++++ DATA
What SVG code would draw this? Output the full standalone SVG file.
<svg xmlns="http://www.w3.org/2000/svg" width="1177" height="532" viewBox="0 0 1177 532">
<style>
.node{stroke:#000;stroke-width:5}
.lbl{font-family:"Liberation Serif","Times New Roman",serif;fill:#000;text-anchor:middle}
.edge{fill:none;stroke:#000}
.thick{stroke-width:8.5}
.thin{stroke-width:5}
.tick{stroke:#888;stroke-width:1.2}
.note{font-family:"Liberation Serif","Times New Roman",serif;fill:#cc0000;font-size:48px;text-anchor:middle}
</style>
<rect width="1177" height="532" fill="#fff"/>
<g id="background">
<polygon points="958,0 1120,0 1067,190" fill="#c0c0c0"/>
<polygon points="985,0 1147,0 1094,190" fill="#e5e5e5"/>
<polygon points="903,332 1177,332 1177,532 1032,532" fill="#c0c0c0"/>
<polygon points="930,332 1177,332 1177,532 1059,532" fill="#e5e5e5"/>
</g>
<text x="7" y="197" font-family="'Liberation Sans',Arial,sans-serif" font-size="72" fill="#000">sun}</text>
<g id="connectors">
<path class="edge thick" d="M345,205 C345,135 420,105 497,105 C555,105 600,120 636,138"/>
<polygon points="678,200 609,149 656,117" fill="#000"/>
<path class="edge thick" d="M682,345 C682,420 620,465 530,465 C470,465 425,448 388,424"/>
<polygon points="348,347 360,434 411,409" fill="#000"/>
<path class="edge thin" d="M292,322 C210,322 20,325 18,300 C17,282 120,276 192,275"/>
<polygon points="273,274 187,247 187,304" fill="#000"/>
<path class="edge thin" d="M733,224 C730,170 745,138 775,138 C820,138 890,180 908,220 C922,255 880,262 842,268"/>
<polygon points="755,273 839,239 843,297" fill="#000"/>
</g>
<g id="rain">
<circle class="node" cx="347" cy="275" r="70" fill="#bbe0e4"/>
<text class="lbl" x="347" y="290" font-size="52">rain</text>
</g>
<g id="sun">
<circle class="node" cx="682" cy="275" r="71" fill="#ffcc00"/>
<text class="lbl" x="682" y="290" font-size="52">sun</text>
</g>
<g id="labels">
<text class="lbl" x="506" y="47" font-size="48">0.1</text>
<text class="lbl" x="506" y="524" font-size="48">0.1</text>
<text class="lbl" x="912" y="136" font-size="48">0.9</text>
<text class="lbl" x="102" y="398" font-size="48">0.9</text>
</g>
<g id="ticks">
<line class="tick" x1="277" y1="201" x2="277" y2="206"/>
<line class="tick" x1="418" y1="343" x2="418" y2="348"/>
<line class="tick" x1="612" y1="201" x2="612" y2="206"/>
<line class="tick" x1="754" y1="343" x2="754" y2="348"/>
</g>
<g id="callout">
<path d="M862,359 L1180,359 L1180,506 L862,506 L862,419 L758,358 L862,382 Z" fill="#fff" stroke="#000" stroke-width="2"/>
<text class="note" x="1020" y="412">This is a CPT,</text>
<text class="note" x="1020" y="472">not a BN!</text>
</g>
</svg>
++++++++
WRITTEN TASK: Copy all of the data exactly.

FINISHED TASK:
What SVG code would draw this? Output the full standalone SVG file.
<svg xmlns="http://www.w3.org/2000/svg" width="1177" height="532" viewBox="0 0 1177 532">
<style>
.node{stroke:#000;stroke-width:5}
.lbl{font-family:"Liberation Serif","Times New Roman",serif;fill:#000;text-anchor:middle}
.edge{fill:none;stroke:#000}
.thick{stroke-width:8.5}
.thin{stroke-width:5}
.tick{stroke:#888;stroke-width:1.2}
.note{font-family:"Liberation Serif","Times New Roman",serif;fill:#cc0000;font-size:48px;text-anchor:middle}
</style>
<rect width="1177" height="532" fill="#fff"/>
<g id="background">
<polygon points="958,0 1120,0 1067,190" fill="#c0c0c0"/>
<polygon points="985,0 1147,0 1094,190" fill="#e5e5e5"/>
<polygon points="903,332 1177,332 1177,532 1032,532" fill="#c0c0c0"/>
<polygon points="930,332 1177,332 1177,532 1059,532" fill="#e5e5e5"/>
</g>
<text x="7" y="197" font-family="'Liberation Sans',Arial,sans-serif" font-size="72" fill="#000">sun}</text>
<g id="connectors">
<path class="edge thick" d="M345,205 C345,135 420,105 497,105 C555,105 600,120 636,138"/>
<polygon points="678,200 609,149 656,117" fill="#000"/>
<path class="edge thick" d="M682,345 C682,420 620,465 530,465 C470,465 425,448 388,424"/>
<polygon points="348,347 360,434 411,409" fill="#000"/>
<path class="edge thin" d="M292,322 C210,322 20,325 18,300 C17,282 120,276 192,275"/>
<polygon points="273,274 187,247 187,304" fill="#000"/>
<path class="edge thin" d="M733,224 C730,170 745,138 775,138 C820,138 890,180 908,220 C922,255 880,262 842,268"/>
<polygon points="755,273 839,239 843,297" fill="#000"/>
</g>
<g id="rain">
<circle class="node" cx="347" cy="275" r="70" fill="#bbe0e4"/>
<text class="lbl" x="347" y="290" font-size="52">rain</text>
</g>
<g id="sun">
<circle class="node" cx="682" cy="275" r="71" fill="#ffcc00"/>
<text class="lbl" x="682" y="290" font-size="52">sun</text>
</g>
<g id="labels">
<text class="lbl" x="506" y="47" font-size="48">0.1</text>
<text class="lbl" x="506" y="524" font-size="48">0.1</text>
<text class="lbl" x="912" y="136" font-size="48">0.9</text>
<text class="lbl" x="102" y="398" font-size="48">0.9</text>
</g>
<g id="ticks">
<line class="tick" x1="277" y1="201" x2="277" y2="206"/>
<line class="tick" x1="418" y1="343" x2="418" y2="348"/>
<line class="tick" x1="612" y1="201" x2="612" y2="206"/>
<line class="tick" x1="754" y1="343" x2="754" y2="348"/>
</g>
<g id="callout">
<path d="M862,359 L1180,359 L1180,506 L862,506 L862,419 L758,358 L862,382 Z" fill="#fff" stroke="#000" stroke-width="2"/>
<text class="note" x="1020" y="412">This is a CPT,</text>
<text class="note" x="1020" y="472">not a BN!</text>
</g>
</svg>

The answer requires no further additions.